Key feature: State 1 has a sampling rate of 0.1, while states 2 and 3 have sampling rates of 1.0. This creates sampling bias that SAASI is designed to handle.

Single Simulation Example

First, let’s demonstrate a single simulation to understand the workflow:

set.seed(123)

# Generate tree with built-in post-processing
phy <- sim_bds_tree(
  params_df = demo_pars,
  q_matrix = demo_Q,
  x0 = 1,                    # Start at state 1
  max_taxa = 500,            # Initial tree size
  max_t = 50,                # Maximum time depth
  min_tip = 100              # Minimum tips after post-processing
)

Extract true ancestral states (ground truth):

# The true internal node states are stored in node.state
true_states <- phy$node.state

Run SAASI to infer ancestral states:

# Run SAASI

saasi_result <- saasi(phy = phy,        # phylogenetic tree
                      Q = demo_Q,       # transition rate matrix
                      pars = demo_pars)

Calculate accuracy:

predicted_states <- apply(saasi_result, 1, which.max)

# Calculate accuracy
accuracy <- mean(predicted_states == true_states)
cat("Accuracy for this simulation:", round(accuracy, 3), "\n")
#> Accuracy for this simulation: 0.9

Comparison to ace

In contrast, standard tools are not designed to account for differences in sampling. Inferring ancestral states with ace:

ace_result = ace(phy$tip.state, phy, type="d")
ace_predictions = apply(ace_result$lik.anc, 1, which.max)

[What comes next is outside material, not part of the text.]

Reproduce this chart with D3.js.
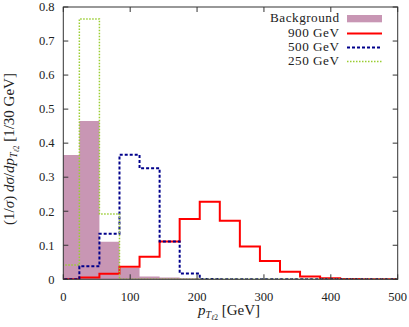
<!DOCTYPE html>
<html>
<head>
<meta charset="utf-8">
<script src="https://cdn.jsdelivr.net/npm/d3@7"></script>
<style>
  html, body { margin: 0; padding: 0; background: #fff; }
  svg { display: block; }
  text { font-family: "Liberation Serif", "DejaVu Serif", serif; fill: #222; }
</style>
</head>
<body>
<svg id="chart" width="409" height="327"></svg>
<script>
// ---- data ----
const binWidth = 30;
const binStart = [-6, 24, 54, 84, 114, 144, 174, 204, 234, 264, 294, 324, 354, 384, 414, 444, 474];
const background = [0.365, 0.465, 0.11, 0.033, 0.008, 0.005, 0.003, 0.001, 0.001, 0, 0, 0, 0, 0, 0, 0, 0];
const sig900 = [0, 0.005, 0.016, 0.037, 0.066, 0.111, 0.177, 0.228, 0.172, 0.096, 0.054, 0.022, 0.008, 0.003, 0.001, 0, 0];
const sig500 = [0, 0.038, 0.134, 0.366, 0.326, 0.111, 0.017, 0.001, 0, 0, 0, 0, 0, 0, 0, 0, 0];
const sig250 = [0.042, 0.765, 0.192, 0, 0, 0, 0, 0, 0, 0, 0, 0, 0, 0, 0, 0, 0];
const xTicks = [0, 100, 200, 300, 400, 500];
const yTicks = [0, 0.1, 0.2, 0.3, 0.4, 0.5, 0.6, 0.7, 0.8];
const legendLabels = ["Background", "900 GeV", "500 GeV", "250 GeV"];

// ---- layout ----
const svg = d3.select("#chart");
const L = 63.3, R = 397.7, T = 7, B = 279.3;
const x = d3.scaleLinear().domain([0, 500]).range([L, R]);
const y = d3.scaleLinear().domain([0, 0.8]).range([B, T]);

svg.append("defs").append("clipPath").attr("id", "clip")
  .append("rect").attr("x", L).attr("y", T).attr("width", R - L).attr("height", B - T);

function pts(vals) {
  const p = binStart.map((s, i) => [s, vals[i]]);
  p.push([binStart[binStart.length - 1] + binWidth, vals[vals.length - 1]]);
  return p;
}

const g = svg.append("g").attr("clip-path", "url(#clip)");

const area = d3.area().curve(d3.curveStepAfter)
  .x(d => x(d[0])).y0(y(0)).y1(d => y(d[1]));
const line = d3.line().curve(d3.curveStepAfter)
  .x(d => x(d[0])).y(d => y(d[1]));

const colBg = "#c896b4", colRed = "#ff0000", colBlue = "#00008b", colGreen = "#9acd32";

g.append("path").attr("d", area(pts(background))).attr("fill", colBg);
g.append("path").attr("d", line(pts(sig900))).attr("fill", "none")
  .attr("stroke", colRed).attr("stroke-width", 2);
g.append("path").attr("d", line(pts(sig500))).attr("fill", "none")
  .attr("stroke", colBlue).attr("stroke-width", 2).attr("stroke-dasharray", "3,2");
g.append("path").attr("d", line(pts(sig250))).attr("fill", "none")
  .attr("stroke", colGreen).attr("stroke-width", 1.5).attr("stroke-dasharray", "1.5,1.5");

// ---- frame & ticks ----
const tl = 5;
const axG = svg.append("g").attr("stroke", "#333").attr("stroke-width", 1);
xTicks.forEach(t => {
  axG.append("line").attr("x1", x(t)).attr("x2", x(t)).attr("y1", B).attr("y2", B - tl);
  axG.append("line").attr("x1", x(t)).attr("x2", x(t)).attr("y1", T).attr("y2", T + tl);
});
yTicks.forEach(t => {
  axG.append("line").attr("x1", L).attr("x2", L + tl).attr("y1", y(t)).attr("y2", y(t));
  axG.append("line").attr("x1", R).attr("x2", R - tl).attr("y1", y(t)).attr("y2", y(t));
});
svg.append("rect").attr("x", L).attr("y", T).attr("width", R - L).attr("height", B - T)
  .attr("fill", "none").attr("stroke", "#333").attr("stroke-width", 1);

// tick labels
const fs = 12.5;
xTicks.forEach(t => {
  svg.append("text").attr("x", x(t)).attr("y", 300.5).attr("text-anchor", "middle")
    .attr("font-size", fs).text(d3.format("d")(t));
});
yTicks.forEach(t => {
  svg.append("text").attr("x", 54.5).attr("y", y(t) + 4.3).attr("text-anchor", "end")
    .attr("font-size", fs).text(t === 0 ? "0" : d3.format(".1f")(t));
});

// x-axis label
const xl = svg.append("text").attr("x", 229).attr("y", 315).attr("text-anchor", "middle").attr("font-size", 15);
xl.append("tspan").attr("font-style", "italic").text("p");
xl.append("tspan").attr("font-style", "italic").attr("font-size", 10).attr("dy", 3).text("T");
xl.append("tspan").attr("font-style", "italic").attr("font-size", 7.5).attr("dy", 2).text("ℓ");
xl.append("tspan").attr("font-size", 7.5).text("2");
xl.append("tspan").attr("dy", -5).text(" [GeV]");

// y-axis label
const yl = svg.append("text").attr("transform", "translate(14,149) rotate(-90)")
  .attr("text-anchor", "middle").attr("font-size", 15);
yl.append("tspan").text("(1/");
yl.append("tspan").attr("font-style", "italic").text("σ");
yl.append("tspan").text(")  ");
yl.append("tspan").attr("font-style", "italic").text("dσ");
yl.append("tspan").text("/");
yl.append("tspan").attr("font-style", "italic").text("dp");
yl.append("tspan").attr("font-style", "italic").attr("font-size", 10).attr("dy", 3).text("T");
yl.append("tspan").attr("font-style", "italic").attr("font-size", 7.5).attr("dy", 2).text("ℓ");
yl.append("tspan").attr("font-size", 7.5).text("2");
yl.append("tspan").attr("dy", -5).text("  [1/30 GeV]");

// ---- legend ----
const lx = 339.5, sx0 = 347, sx1 = 382;
const rowY = [18.5, 33.5, 47.5, 61.5];
const baseY = [22.3, 36.5, 50.7, 64.9];
legendLabels.forEach((lab, i) => {
  svg.append("text").attr("x", lx).attr("y", baseY[i]).attr("text-anchor", "end")
    .attr("font-size", 13.2).attr("letter-spacing", 0.5).text(lab);
});
svg.append("rect").attr("x", sx0).attr("y", 15).attr("width", sx1 - sx0).attr("height", 7.3).attr("fill", colBg);
svg.append("line").attr("x1", sx0).attr("x2", sx1).attr("y1", rowY[1]).attr("y2", rowY[1])
  .attr("stroke", colRed).attr("stroke-width", 2);
svg.append("line").attr("x1", sx0).attr("x2", sx1).attr("y1", rowY[2]).attr("y2", rowY[2])
  .attr("stroke", colBlue).attr("stroke-width", 2).attr("stroke-dasharray", "3,2");
svg.append("line").attr("x1", sx0).attr("x2", sx1).attr("y1", rowY[3]).attr("y2", rowY[3])
  .attr("stroke", colGreen).attr("stroke-width", 1.5).attr("stroke-dasharray", "1.5,1.5");
</script>
</body>
</html>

Let’s plot the truth, the ace predictions and the saasi predictions:

true_result = 0*saasi_result
for (k in 1:nrow(true_result)) { true_result[k, true_states[k]] = 1 }
op <- par(mfrow = c(1, 3), mar = c(1, 1, 3, 1), oma = c(0, 0, 0, 0))
on.exit(par(op), add = TRUE)
plot_saasi(phy, true_result, tip_cex = 1, node_cex = 1, res = 900); title("Truth")
plot_saasi(phy, saasi_result, tip_cex = 1, node_cex = 1, res = 900); title("SAASI")
plot_saasi(phy, ace_result$lik.anc, tip_cex = 1, node_cex = 1, res = 900); title("ACE")

SAASI is much closer to the truth than ace, because it accounts for lower sampling in state 1 (red). The consequence of this lower sampling is that (of course) red tips are less well-represented in the tree than they are in the process that created the tree. Even if the observed tips are in states 2 and 3, the internal nodes giving rise to them might well be in state 1. SAASI correctly estimates many red internal nodes in the top and bottom portions of the tree, whereas ace’s simpler discrete trait phylogeography model does not. This is because SAASI’s likelihood computation accounts for the fact that a clade with a red ancestor is still likely to have quite a few green and blue tips in it, since these are sampled at a higher rate than red tips.